--- START ---

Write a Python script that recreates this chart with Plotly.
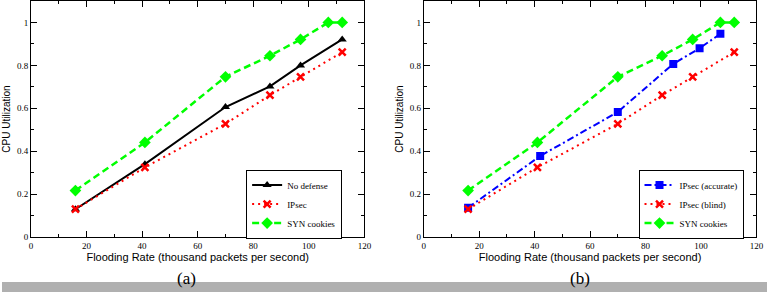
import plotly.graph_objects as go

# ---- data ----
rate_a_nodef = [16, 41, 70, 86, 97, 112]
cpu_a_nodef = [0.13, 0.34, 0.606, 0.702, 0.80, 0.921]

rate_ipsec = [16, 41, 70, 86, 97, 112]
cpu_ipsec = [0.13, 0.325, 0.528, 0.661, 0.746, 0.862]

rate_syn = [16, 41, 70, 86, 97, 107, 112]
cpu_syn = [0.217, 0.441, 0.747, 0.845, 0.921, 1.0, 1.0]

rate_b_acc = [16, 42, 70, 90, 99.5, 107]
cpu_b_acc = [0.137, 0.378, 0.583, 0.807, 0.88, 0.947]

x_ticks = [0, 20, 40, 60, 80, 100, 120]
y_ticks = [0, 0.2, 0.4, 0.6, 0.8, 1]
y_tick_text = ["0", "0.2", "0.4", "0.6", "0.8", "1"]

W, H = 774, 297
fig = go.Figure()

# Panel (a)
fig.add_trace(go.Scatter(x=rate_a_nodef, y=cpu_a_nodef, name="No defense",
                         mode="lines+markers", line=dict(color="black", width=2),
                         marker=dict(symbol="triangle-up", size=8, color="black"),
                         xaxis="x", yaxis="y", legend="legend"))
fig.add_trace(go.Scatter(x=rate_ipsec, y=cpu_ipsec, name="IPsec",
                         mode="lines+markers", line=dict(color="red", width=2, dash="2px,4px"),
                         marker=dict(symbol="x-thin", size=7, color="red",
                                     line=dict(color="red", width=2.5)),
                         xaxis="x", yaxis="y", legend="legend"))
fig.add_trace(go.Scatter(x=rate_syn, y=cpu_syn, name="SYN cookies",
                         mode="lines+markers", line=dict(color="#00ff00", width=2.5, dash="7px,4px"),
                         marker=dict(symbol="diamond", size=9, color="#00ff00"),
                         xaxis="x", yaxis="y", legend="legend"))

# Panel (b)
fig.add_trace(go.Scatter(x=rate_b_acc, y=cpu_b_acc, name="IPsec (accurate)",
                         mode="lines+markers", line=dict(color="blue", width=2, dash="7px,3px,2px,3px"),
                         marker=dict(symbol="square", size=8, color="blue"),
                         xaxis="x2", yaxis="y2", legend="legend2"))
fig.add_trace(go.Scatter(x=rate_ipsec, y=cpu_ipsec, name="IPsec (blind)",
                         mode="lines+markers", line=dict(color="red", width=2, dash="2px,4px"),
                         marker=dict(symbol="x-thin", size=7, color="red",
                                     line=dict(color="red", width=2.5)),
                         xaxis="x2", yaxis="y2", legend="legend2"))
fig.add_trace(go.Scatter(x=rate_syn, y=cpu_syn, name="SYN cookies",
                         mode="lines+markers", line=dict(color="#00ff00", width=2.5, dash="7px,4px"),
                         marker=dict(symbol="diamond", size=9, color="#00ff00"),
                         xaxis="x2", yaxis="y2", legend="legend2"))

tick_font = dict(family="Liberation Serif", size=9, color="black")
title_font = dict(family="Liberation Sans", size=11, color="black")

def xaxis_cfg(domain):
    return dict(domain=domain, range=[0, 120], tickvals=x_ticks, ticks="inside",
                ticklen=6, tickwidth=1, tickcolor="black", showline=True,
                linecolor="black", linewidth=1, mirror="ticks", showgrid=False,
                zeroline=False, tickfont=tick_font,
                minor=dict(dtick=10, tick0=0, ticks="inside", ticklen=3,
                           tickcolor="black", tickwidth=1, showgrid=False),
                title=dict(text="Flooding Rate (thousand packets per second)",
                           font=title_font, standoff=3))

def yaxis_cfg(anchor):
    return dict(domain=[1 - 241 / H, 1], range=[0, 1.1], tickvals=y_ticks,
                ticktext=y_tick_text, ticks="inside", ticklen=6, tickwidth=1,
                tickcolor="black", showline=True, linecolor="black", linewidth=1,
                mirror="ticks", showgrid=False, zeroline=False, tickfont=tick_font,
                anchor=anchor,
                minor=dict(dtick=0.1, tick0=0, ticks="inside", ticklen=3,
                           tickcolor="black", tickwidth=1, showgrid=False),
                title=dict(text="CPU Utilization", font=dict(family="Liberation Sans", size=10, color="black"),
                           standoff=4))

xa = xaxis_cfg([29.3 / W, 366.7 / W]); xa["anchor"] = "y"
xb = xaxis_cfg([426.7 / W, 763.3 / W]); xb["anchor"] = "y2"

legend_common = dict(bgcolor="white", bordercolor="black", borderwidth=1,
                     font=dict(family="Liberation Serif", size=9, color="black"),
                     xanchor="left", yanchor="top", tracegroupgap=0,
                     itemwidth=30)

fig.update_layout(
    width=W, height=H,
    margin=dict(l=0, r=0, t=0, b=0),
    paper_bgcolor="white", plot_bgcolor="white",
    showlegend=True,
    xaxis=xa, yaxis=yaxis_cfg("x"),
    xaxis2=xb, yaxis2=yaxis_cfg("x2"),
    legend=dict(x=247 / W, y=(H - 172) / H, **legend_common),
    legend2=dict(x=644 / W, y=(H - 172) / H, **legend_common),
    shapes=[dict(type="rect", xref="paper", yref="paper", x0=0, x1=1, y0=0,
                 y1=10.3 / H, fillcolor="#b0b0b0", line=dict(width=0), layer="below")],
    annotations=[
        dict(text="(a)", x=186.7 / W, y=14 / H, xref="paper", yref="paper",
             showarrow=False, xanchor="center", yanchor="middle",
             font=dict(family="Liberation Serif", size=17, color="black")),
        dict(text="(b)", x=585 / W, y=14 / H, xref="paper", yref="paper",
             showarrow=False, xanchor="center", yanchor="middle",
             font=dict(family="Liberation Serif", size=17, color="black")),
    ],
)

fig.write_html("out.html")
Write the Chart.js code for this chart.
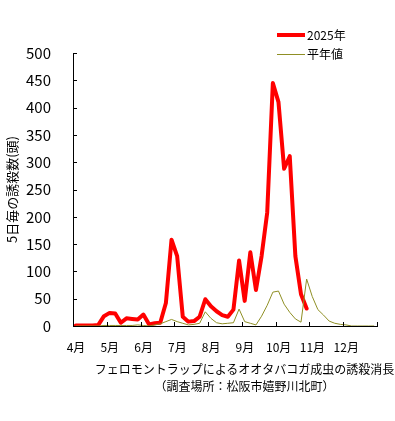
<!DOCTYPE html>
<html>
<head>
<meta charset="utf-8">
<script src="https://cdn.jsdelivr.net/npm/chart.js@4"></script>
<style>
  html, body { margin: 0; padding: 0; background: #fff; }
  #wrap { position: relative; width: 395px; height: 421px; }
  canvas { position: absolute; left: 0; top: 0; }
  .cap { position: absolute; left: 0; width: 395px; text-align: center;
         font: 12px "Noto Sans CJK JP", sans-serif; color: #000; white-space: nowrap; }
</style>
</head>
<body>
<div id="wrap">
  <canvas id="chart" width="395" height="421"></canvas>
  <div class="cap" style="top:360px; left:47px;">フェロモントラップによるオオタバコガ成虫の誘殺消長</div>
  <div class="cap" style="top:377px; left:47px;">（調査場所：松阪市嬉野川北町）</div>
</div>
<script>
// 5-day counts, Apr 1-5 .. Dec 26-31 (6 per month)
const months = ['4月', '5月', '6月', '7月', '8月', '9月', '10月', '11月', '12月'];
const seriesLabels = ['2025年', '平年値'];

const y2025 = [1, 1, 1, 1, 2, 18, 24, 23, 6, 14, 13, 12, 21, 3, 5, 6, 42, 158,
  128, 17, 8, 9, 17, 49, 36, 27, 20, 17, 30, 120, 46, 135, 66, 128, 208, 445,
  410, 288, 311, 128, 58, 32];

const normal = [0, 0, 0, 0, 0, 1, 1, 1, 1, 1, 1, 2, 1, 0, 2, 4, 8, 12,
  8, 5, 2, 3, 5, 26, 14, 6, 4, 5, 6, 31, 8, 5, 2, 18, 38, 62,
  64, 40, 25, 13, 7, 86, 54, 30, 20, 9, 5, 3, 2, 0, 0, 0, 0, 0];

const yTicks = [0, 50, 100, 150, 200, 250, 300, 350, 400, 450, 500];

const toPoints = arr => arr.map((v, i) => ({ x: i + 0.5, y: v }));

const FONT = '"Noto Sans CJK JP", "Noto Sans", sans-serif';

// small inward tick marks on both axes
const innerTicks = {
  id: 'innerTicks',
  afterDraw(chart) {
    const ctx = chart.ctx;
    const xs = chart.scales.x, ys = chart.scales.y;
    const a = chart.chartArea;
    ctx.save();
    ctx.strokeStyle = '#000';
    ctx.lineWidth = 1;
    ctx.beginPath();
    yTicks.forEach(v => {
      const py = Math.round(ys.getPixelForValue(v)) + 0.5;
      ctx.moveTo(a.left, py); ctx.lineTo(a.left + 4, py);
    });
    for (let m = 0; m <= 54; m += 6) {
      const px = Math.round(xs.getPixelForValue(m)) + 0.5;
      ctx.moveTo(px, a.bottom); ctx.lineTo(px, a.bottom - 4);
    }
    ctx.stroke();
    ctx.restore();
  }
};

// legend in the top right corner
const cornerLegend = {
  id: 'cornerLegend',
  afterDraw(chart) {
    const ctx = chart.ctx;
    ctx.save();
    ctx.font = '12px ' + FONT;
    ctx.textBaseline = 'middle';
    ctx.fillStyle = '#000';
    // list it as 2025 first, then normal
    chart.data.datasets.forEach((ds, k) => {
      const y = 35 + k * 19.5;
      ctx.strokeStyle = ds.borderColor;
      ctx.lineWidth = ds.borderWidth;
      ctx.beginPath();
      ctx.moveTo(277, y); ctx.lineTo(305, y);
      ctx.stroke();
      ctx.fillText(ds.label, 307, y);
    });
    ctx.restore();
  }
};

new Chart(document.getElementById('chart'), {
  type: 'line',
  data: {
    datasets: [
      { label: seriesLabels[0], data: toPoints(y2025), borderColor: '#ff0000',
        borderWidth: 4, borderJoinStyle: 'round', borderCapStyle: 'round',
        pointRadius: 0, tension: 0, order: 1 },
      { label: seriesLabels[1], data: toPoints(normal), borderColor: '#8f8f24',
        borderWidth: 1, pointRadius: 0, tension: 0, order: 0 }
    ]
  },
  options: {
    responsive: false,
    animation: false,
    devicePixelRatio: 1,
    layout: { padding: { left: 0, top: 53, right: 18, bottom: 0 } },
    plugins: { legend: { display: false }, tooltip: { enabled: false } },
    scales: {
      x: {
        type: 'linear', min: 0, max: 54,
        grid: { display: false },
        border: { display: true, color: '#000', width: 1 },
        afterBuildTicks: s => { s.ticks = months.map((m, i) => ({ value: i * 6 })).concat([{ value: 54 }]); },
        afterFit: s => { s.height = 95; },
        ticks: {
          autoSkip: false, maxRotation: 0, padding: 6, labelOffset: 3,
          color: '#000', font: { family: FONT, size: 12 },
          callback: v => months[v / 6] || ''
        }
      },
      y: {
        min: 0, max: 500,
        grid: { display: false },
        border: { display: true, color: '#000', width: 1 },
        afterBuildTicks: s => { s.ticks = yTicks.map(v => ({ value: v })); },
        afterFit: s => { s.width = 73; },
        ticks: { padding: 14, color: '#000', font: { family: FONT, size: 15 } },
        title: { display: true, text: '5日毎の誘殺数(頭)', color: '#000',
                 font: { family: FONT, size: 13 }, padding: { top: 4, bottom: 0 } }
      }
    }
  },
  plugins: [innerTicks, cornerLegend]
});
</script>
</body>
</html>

--- END ---

**Exercise task:**
Without the pictures, return the listing above from its first line through the line that has "fig = go.Figure()".

**Problem solution:**
Write a Python script that recreates this chart with Plotly.
import plotly.graph_objects as go

# ---- data ----
rate_a_nodef = [16, 41, 70, 86, 97, 112]
cpu_a_nodef = [0.13, 0.34, 0.606, 0.702, 0.80, 0.921]

rate_ipsec = [16, 41, 70, 86, 97, 112]
cpu_ipsec = [0.13, 0.325, 0.528, 0.661, 0.746, 0.862]

rate_syn = [16, 41, 70, 86, 97, 107, 112]
cpu_syn = [0.217, 0.441, 0.747, 0.845, 0.921, 1.0, 1.0]

rate_b_acc = [16, 42, 70, 90, 99.5, 107]
cpu_b_acc = [0.137, 0.378, 0.583, 0.807, 0.88, 0.947]

x_ticks = [0, 20, 40, 60, 80, 100, 120]
y_ticks = [0, 0.2, 0.4, 0.6, 0.8, 1]
y_tick_text = ["0", "0.2", "0.4", "0.6", "0.8", "1"]

W, H = 774, 297
fig = go.Figure()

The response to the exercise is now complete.